Strip the pictures and reproduce the rest of the listing exactly.
** Begin Dataset content **
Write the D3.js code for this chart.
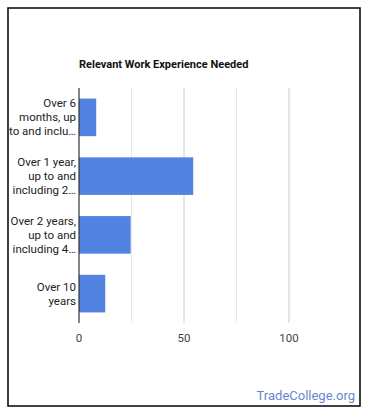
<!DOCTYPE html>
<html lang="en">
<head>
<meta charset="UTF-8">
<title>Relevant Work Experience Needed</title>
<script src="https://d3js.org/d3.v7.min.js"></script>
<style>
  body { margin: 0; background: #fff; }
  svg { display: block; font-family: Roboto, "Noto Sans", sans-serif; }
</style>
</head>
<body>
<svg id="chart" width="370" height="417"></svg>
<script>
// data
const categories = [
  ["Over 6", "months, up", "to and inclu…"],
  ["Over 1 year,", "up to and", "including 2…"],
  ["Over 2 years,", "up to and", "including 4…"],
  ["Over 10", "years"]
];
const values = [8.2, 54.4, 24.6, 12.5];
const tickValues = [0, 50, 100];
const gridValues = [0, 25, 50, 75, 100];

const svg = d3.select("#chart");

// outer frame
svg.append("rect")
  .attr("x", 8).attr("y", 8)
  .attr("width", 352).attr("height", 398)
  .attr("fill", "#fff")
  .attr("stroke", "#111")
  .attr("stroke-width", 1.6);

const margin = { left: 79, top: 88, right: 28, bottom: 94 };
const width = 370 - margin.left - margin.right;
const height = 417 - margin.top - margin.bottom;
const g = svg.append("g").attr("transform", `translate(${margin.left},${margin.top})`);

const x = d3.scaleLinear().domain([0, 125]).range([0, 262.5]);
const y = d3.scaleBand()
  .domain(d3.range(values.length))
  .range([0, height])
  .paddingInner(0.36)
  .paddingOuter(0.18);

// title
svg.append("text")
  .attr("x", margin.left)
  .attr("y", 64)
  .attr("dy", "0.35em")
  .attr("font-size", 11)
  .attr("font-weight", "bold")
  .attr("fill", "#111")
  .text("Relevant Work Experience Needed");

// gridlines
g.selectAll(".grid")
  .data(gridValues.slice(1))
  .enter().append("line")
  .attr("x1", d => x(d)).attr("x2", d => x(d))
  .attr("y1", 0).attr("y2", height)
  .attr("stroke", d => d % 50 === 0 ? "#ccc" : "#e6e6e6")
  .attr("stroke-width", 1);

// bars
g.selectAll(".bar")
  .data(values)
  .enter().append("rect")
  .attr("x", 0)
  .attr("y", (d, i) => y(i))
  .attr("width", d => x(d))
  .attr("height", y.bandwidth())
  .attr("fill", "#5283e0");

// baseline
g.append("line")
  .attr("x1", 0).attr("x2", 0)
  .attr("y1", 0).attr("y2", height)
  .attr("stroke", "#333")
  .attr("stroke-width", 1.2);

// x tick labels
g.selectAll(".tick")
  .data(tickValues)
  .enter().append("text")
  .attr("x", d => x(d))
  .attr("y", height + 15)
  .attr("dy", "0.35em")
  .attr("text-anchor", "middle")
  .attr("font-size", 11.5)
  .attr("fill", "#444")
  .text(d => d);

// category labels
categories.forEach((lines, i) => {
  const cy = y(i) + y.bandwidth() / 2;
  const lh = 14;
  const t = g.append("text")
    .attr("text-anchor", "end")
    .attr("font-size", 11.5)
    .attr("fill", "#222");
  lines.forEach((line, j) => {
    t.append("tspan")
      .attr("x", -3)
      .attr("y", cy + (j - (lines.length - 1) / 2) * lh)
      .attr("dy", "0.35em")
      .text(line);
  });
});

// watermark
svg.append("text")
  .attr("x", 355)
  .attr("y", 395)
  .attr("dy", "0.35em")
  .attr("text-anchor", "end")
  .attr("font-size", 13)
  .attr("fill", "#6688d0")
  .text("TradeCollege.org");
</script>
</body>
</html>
** End Dataset content **
Exercise output:
Write the D3.js code for this chart.
<!DOCTYPE html>
<html lang="en">
<head>
<meta charset="UTF-8">
<title>Relevant Work Experience Needed</title>
<script src="https://d3js.org/d3.v7.min.js"></script>
<style>
  body { margin: 0; background: #fff; }
  svg { display: block; font-family: Roboto, "Noto Sans", sans-serif; }
</style>
</head>
<body>
<svg id="chart" width="370" height="417"></svg>
<script>
// data
const categories = [
  ["Over 6", "months, up", "to and inclu…"],
  ["Over 1 year,", "up to and", "including 2…"],
  ["Over 2 years,", "up to and", "including 4…"],
  ["Over 10", "years"]
];
const values = [8.2, 54.4, 24.6, 12.5];
const tickValues = [0, 50, 100];
const gridValues = [0, 25, 50, 75, 100];

const svg = d3.select("#chart");

// outer frame
svg.append("rect")
  .attr("x", 8).attr("y", 8)
  .attr("width", 352).attr("height", 398)
  .attr("fill", "#fff")
  .attr("stroke", "#111")
  .attr("stroke-width", 1.6);

const margin = { left: 79, top: 88, right: 28, bottom: 94 };
const width = 370 - margin.left - margin.right;
const height = 417 - margin.top - margin.bottom;
const g = svg.append("g").attr("transform", `translate(${margin.left},${margin.top})`);

const x = d3.scaleLinear().domain([0, 125]).range([0, 262.5]);
const y = d3.scaleBand()
  .domain(d3.range(values.length))
  .range([0, height])
  .paddingInner(0.36)
  .paddingOuter(0.18);

// title
svg.append("text")
  .attr("x", margin.left)
  .attr("y", 64)
  .attr("dy", "0.35em")
  .attr("font-size", 11)
  .attr("font-weight", "bold")
  .attr("fill", "#111")
  .text("Relevant Work Experience Needed");

// gridlines
g.selectAll(".grid")
  .data(gridValues.slice(1))
  .enter().append("line")
  .attr("x1", d => x(d)).attr("x2", d => x(d))
  .attr("y1", 0).attr("y2", height)
  .attr("stroke", d => d % 50 === 0 ? "#ccc" : "#e6e6e6")
  .attr("stroke-width", 1);

// bars
g.selectAll(".bar")
  .data(values)
  .enter().append("rect")
  .attr("x", 0)
  .attr("y", (d, i) => y(i))
  .attr("width", d => x(d))
  .attr("height", y.bandwidth())
  .attr("fill", "#5283e0");

// baseline
g.append("line")
  .attr("x1", 0).attr("x2", 0)
  .attr("y1", 0).attr("y2", height)
  .attr("stroke", "#333")
  .attr("stroke-width", 1.2);

// x tick labels
g.selectAll(".tick")
  .data(tickValues)
  .enter().append("text")
  .attr("x", d => x(d))
  .attr("y", height + 15)
  .attr("dy", "0.35em")
  .attr("text-anchor", "middle")
  .attr("font-size", 11.5)
  .attr("fill", "#444")
  .text(d => d);

// category labels
categories.forEach((lines, i) => {
  const cy = y(i) + y.bandwidth() / 2;
  const lh = 14;
  const t = g.append("text")
    .attr("text-anchor", "end")
    .attr("font-size", 11.5)
    .attr("fill", "#222");
  lines.forEach((line, j) => {
    t.append("tspan")
      .attr("x", -3)
      .attr("y", cy + (j - (lines.length - 1) / 2) * lh)
      .attr("dy", "0.35em")
      .text(line);
  });
});

// watermark
svg.append("text")
  .attr("x", 355)
  .attr("y", 395)
  .attr("dy", "0.35em")
  .attr("text-anchor", "end")
  .attr("font-size", 13)
  .attr("fill", "#6688d0")
  .text("TradeCollege.org");
</script>
</body>
</html>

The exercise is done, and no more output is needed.